Por demarcar o campo, o modo e a intensidade de atuação do poder de tributar nacional, sua importância é tão valiosa contra o arbítrio do poder estatal ou lesão ao contribuinte, que seu status deixa de ser um princípio para abranger algo com maior força impositiva, uma norma, com característica abrangente, que serve de embasamento à construção de outras leis, cujas validades e eficácias restam condicionadas à sua observância.
Neste contexto, é vivaz observar os ensinamentos de Luciano Amaro:
... a Constituição (brasileira) fixa vários balizamentos, que resguardam valores por ela reputados relevantes, com atenção especial para os direitos e garantias individuais. O conjunto de princípios e normas que disciplinam esses balizamentos da competência tributária corresponde às chamadas limitações do poder de tributar. A face mais visível das limitações do poder de tributar desdobra-se nos princípios constitucionais tributários e nas imunidades tributárias.
Reconhecemos que um Direito coerente, pautado no desígnio e na globalidade a que se destina a perspectiva jurídica, não pode e nem deve estar isolado em campos de atuação do corpo legislativo positivado, entretanto, o fato de um preceito estar escrito é a explicitação normatizada daquilo que o instituiu, um princípio.
Em análise à Constituição Federal de 1988, concluímos que ao impor limite ao poder de tributar, o constituinte determinou freios à competência estatal, explicitou a anterioridade do exercício financeiro como uma norma de eficácia plena, que não depende de qualquer regulamentação posterior para a sua aplicação, além de fazer proibição à lei tributária.

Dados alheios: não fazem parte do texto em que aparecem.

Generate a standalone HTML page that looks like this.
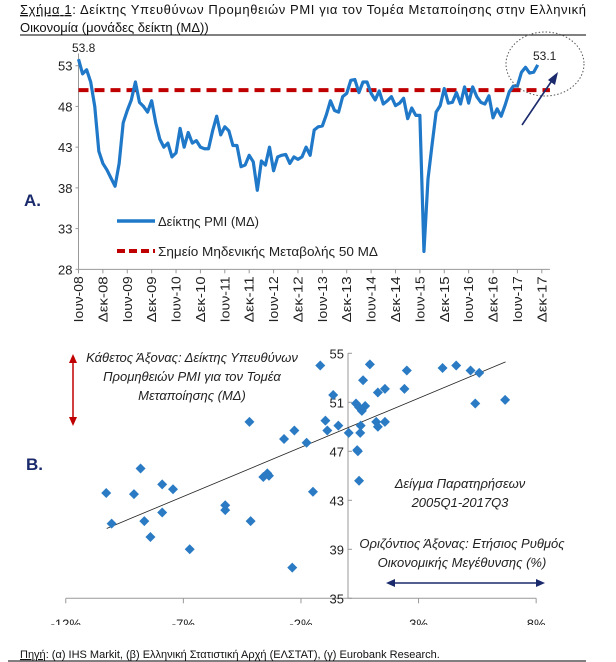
<!DOCTYPE html>
<html><head><meta charset="utf-8"><style>
body{margin:0;background:#fff;width:616px;height:662px;overflow:hidden;font-family:"Liberation Sans",sans-serif;}
svg{display:block}
</style></head><body>
<svg width="616" height="662" viewBox="0 0 616 662" font-family="Liberation Sans, DejaVu Sans, sans-serif">
<text x="20" y="14" font-size="13" fill="#111" textLength="566" lengthAdjust="spacing"><tspan text-decoration="underline">Σχήμα 1</tspan>: Δείκτης Υπευθύνων Προμηθειών PMI για τον Τομέα Μεταποίησης στην Ελληνική</text>
<text x="20" y="32" font-size="13" fill="#111">Οικονομία (μονάδες δείκτη (ΜΔ))</text>
<line x1="20" y1="35" x2="586" y2="35" stroke="#000" stroke-width="1"/>
<g id="chartA"></g>
<g id="chartB"></g>
<rect x="30" y="625" width="540" height="18" fill="#fff"/>
<text x="20" y="658" font-size="11" fill="#111"><tspan text-decoration="underline">Πηγή</tspan>: (α) IHS Markit, (β) Ελληνική Στατιστική Αρχή (ΕΛΣΤΑΤ), (γ) Eurobank Research.</text>
<line x1="8" y1="661" x2="586" y2="661" stroke="#000" stroke-width="1"/>
</svg>
<script>
const pmiValues=[53.8,52.0,52.5,51.0,48.0,42.5,41.0,40.2,39.2,38.2,41.0,46.0,47.5,48.8,51.0,48.5,48.0,47.3,48.7,46.0,44.0,43.0,43.5,41.8,42.3,45.3,43.0,44.8,43.5,43.8,43.0,42.8,42.8,45.0,46.8,44.5,45.5,45.0,43.2,43.2,40.6,40.8,42.0,41.2,37.7,41.3,40.8,43.0,40.1,41.8,42.0,42.1,41.0,41.8,41.5,41.8,43.0,42.0,45.1,45.5,45.6,47.0,48.7,47.5,47.3,49.2,49.6,51.2,51.3,49.7,51.0,51.0,49.6,48.8,49.9,48.3,48.7,49.2,48.1,48.4,49.0,46.5,47.8,46.9,46.9,30.2,39.1,43.3,47.3,48.1,50.2,48.4,48.5,49.7,48.3,50.4,48.4,50.4,49.2,48.5,48.3,49.3,46.6,47.7,46.8,48.2,49.8,50.5,50.5,52.2,52.8,52.1,52.2,53.1];
const pmiYTicks=[53,48,43,38,33,28];
const monthLabels=["Ιουν-08","Δεκ-08","Ιουν-09","Δεκ-09","Ιουν-10","Δεκ-10","Ιουν-11","Δεκ-11","Ιουν-12","Δεκ-12","Ιουν-13","Δεκ-13","Ιουν-14","Δεκ-14","Ιουν-15","Δεκ-15","Ιουν-16","Δεκ-16","Ιουν-17","Δεκ-17"];
const thresholdValue=[50];
const scatterGrowth=[-1.18,-0.63,-0.96,-0.88,-0.41,-4.19,-2.28,-2.72,-1.76,-1.49,-2.37,-3.43,-3.36,-3.60,-5.22,-5.22,-4.14,-6.73,-8.40,-8.66,-7.90,-10.05,-10.28,-9.10,-8.82,-7.90,-7.44,0.03,0.34,0.39,0.42,0.47,0.52,0.54,0.47,0.59,0.73,0.64,0.93,1.27,1.57,1.20,1.27,1.57,2.40,2.50,4.02,4.60,5.21,5.58,5.41,6.68];
const scatterPmi=[54.0,51.6,49.5,48.7,49.1,49.4,48.7,48.0,47.7,43.7,37.5,45.2,45.0,44.9,42.6,42.2,41.3,39.0,40.0,41.3,42.0,41.1,43.6,43.5,45.6,44.3,43.9,48.5,50.9,47.1,47.0,44.6,48.5,49.1,50.6,50.3,50.7,52.8,54.1,51.8,52.1,49.4,49.0,49.4,52.1,53.6,53.8,54.0,53.6,53.4,50.9,51.2];
const scatterYTicks=[55,51,47,43,39,35];
const scatterXTicks=[-12,-7,-2,3,8];
const trendX=[-10.26,6.70];
const trendY=[40.7,54.3];

const NS="http://www.w3.org/2000/svg";
function mk(parent,tag,attrs,txt){const e=document.createElementNS(NS,tag);for(const k in attrs)e.setAttribute(k,attrs[k]);if(txt!==undefined)e.textContent=txt;parent.appendChild(e);return e;}

// ---- Chart A ----
const A=document.getElementById('chartA');
const ax0=78.5, axStep=4.064, ay=v=>65.7+(53-v)*8.145, axx=i=>ax0+i*axStep;
const aEnd=axx(116);
let e;
e=mk(A,'line',{x1:ax0,y1:ay(54.5),x2:ax0,y2:ay(28),stroke:'#999','stroke-width':1});


e=mk(A,'line',{x1:ax0,y1:ay(28),x2:aEnd,y2:ay(28),stroke:'#999','stroke-width':1});


pmiYTicks.forEach(t=>{
 e=mk(A,'text',{x:ax0-6,y:ay(t)+5,'font-size':13,'text-anchor':'end',fill:'#222'},String(t));
 
 
 mk(A,'line',{x1:ax0-3,y1:ay(t),x2:ax0,y2:ay(t),stroke:'#999'});
});
monthLabels.forEach((l,i)=>{
 const x=axx(i*6);
 mk(A,'line',{x1:x,y1:ay(28),x2:x,y2:ay(28)+4,stroke:'#999'});
 e=mk(A,'text',{transform:`translate(${x+4.5},${ay(28)+7}) rotate(-90)`,'font-size':13,'text-anchor':'end',fill:'#222',textLength:46,lengthAdjust:'spacingAndGlyphs'},l);
 
 
});
e=mk(A,'line',{x1:ax0,y1:ay(thresholdValue[0]),x2:aEnd,y2:ay(thresholdValue[0]),stroke:'#c00000','stroke-width':4,'stroke-dasharray':'10,6'});


e=mk(A,'polyline',{points:pmiValues.map((v,i)=>axx(i)+','+ay(v)).join(' '),fill:'none',stroke:'#1f78c8','stroke-width':3.2,'stroke-linejoin':'round'});


e=mk(A,'text',{x:72,y:52,'font-size':12,fill:'#222'},pmiValues[0].toFixed(1));


e=mk(A,'text',{x:533,y:60,'font-size':12,fill:'#222'},pmiValues[pmiValues.length-1].toFixed(1));


e=mk(A,'ellipse',{cx:545,cy:64,rx:39,ry:32,fill:'none',stroke:'#555','stroke-width':1,'stroke-dasharray':'1.5,2'});


e=mk(A,'line',{x1:522,y1:125,x2:553,y2:79,stroke:'#1a2a6c','stroke-width':1.6});


mk(A,'polygon',{points:'558,72 555,85 548,80',fill:'#1a2a6c'});
e=mk(A,'text',{x:24,y:206,'font-size':17,'font-weight':'bold',fill:'#1a2a6c'},'A.');


e=mk(A,'line',{x1:117,y1:221,x2:155,y2:221,stroke:'#1f78c8','stroke-width':3.5});


e=mk(A,'text',{x:158,y:226,'font-size':13,fill:'#222'},'Δείκτης PMI (ΜΔ)');


e=mk(A,'line',{x1:117,y1:251,x2:155,y2:251,stroke:'#c00000','stroke-width':4,'stroke-dasharray':'8,4'});


e=mk(A,'text',{x:158,y:256,'font-size':13,fill:'#222',textLength:220,lengthAdjust:'spacingAndGlyphs'},'Σημείο Μηδενικής Μεταβολής 50 ΜΔ');



// ---- Chart B ----
const B=document.getElementById('chartB');
const bx=p=>348+p*23.52, by=v=>353.3+(55-v)*12.25;
e=mk(B,'line',{x1:bx(0),y1:by(55),x2:bx(0),y2:by(35),stroke:'#999'});


e=mk(B,'line',{x1:bx(-12),y1:by(35),x2:bx(8),y2:by(35),stroke:'#999'});


scatterYTicks.forEach(t=>{
 mk(B,'line',{x1:bx(0),y1:by(t),x2:bx(0)+4,y2:by(t),stroke:'#999'});
 e=mk(B,'text',{x:bx(0)-4,y:by(t)+5,'font-size':13,'text-anchor':'end',fill:'#222'},String(t));
 
 
});
scatterXTicks.forEach(t=>{
 mk(B,'line',{x1:bx(t),y1:by(35),x2:bx(t),y2:by(35)+5,stroke:'#999'});
 e=mk(B,'text',{x:bx(t),y:by(35)+30,'font-size':13,'text-anchor':'middle',fill:'#222'},t+'%');
 
 
});
e=mk(B,'line',{x1:bx(trendX[0]),y1:by(trendY[0]),x2:bx(trendX[1]),y2:by(trendY[1]),stroke:'#222','stroke-width':0.8});


scatterGrowth.forEach((g,i)=>{
 const x=bx(g),y=by(scatterPmi[i]);
 e=mk(B,'polygon',{points:`${x},${y-5} ${x+5},${y} ${x},${y+5} ${x-5},${y}`,fill:'#2b7bc4'});
 
 
});
const it={'font-size':13,'font-style':'italic',fill:'#222','text-anchor':'middle'};
[['Κάθετος Άξονας: Δείκτης Υπευθύνων',362],['Προμηθειών PMI για τον Τομέα',381],['Μεταποίησης (ΜΔ)',400]].forEach(([t,y])=>{
 e=mk(B,'text',Object.assign({x:192,y:y},it),t);
 
 
});
[['Δείγμα Παρατηρήσεων',488],['2005Q1-2017Q3',507]].forEach(([t,y])=>{
 e=mk(B,'text',Object.assign({x:460,y:y},it),t);
 
 
});
[['Οριζόντιος Άξονας: Ετήσιος Ρυθμός',548],['Οικονομικής Μεγέθυνσης (%)',567]].forEach(([t,y])=>{
 e=mk(B,'text',Object.assign({x:462,y:y},it),t);
 
 
});
e=mk(B,'line',{x1:73,y1:362,x2:73,y2:418,stroke:'#c00000','stroke-width':1.5});


mk(B,'polygon',{points:'73,354 69,363 77,363',fill:'#c00000'});
mk(B,'polygon',{points:'73,426 69,417 77,417',fill:'#c00000'});
e=mk(B,'line',{x1:392,y1:583,x2:538,y2:583,stroke:'#1a2a6c','stroke-width':1.5});


mk(B,'polygon',{points:'386,583 395,579 395,587',fill:'#1a2a6c'});
mk(B,'polygon',{points:'545,583 536,579 536,587',fill:'#1a2a6c'});
e=mk(B,'text',{x:26,y:470,'font-size':17,'font-weight':'bold',fill:'#1a2a6c'},'B.');


</script>
</body></html>
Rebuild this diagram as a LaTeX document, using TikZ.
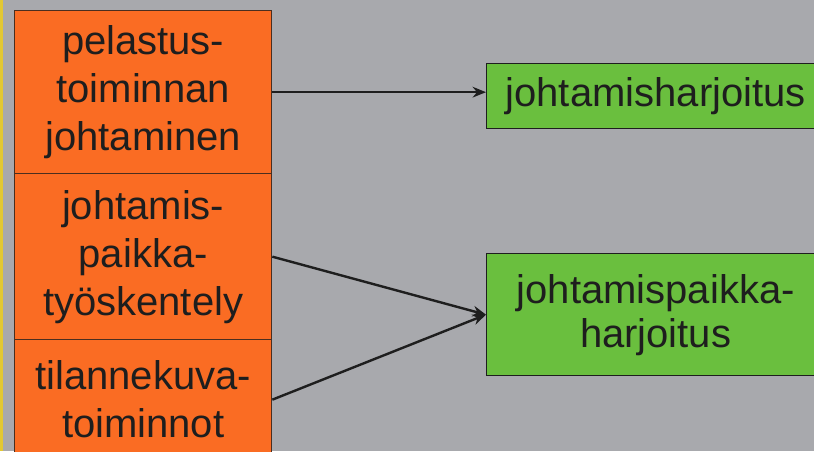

Diante do exposto, entendemos a anterioridade do exercício financeiro como uma norma vigente no Direito Tributário, instituída no capítulo pertinente ao Sistema Tributário Nacional, com caráter absoluto e não passível de qualquer relativização, salvo por Emenda Constitucional ou pelo Poder Constituinte Originário, cuja força imperativa é relevante e voltada às satisfações das ideologias justanuralistas (o justo) e às legalistas (a ordem).
REFERÊNCIAS
ALEXANDRE, Ricardo. Direito Tributário Esquematizado. – 4ª ed. rev. e atual. – São Paulo: Ed. Método, 2010.
ANGHER, Anne Joyce. Organização. Vade Mecum Acadêmico de Direito. -8ª ed. – São Paulo: Rideel, 2009.
LYRA FILHO, Roberto. O Que é Direito. –São Paulo: Brasiliense, 1999. – (Coleção Primeiros Passos; 62).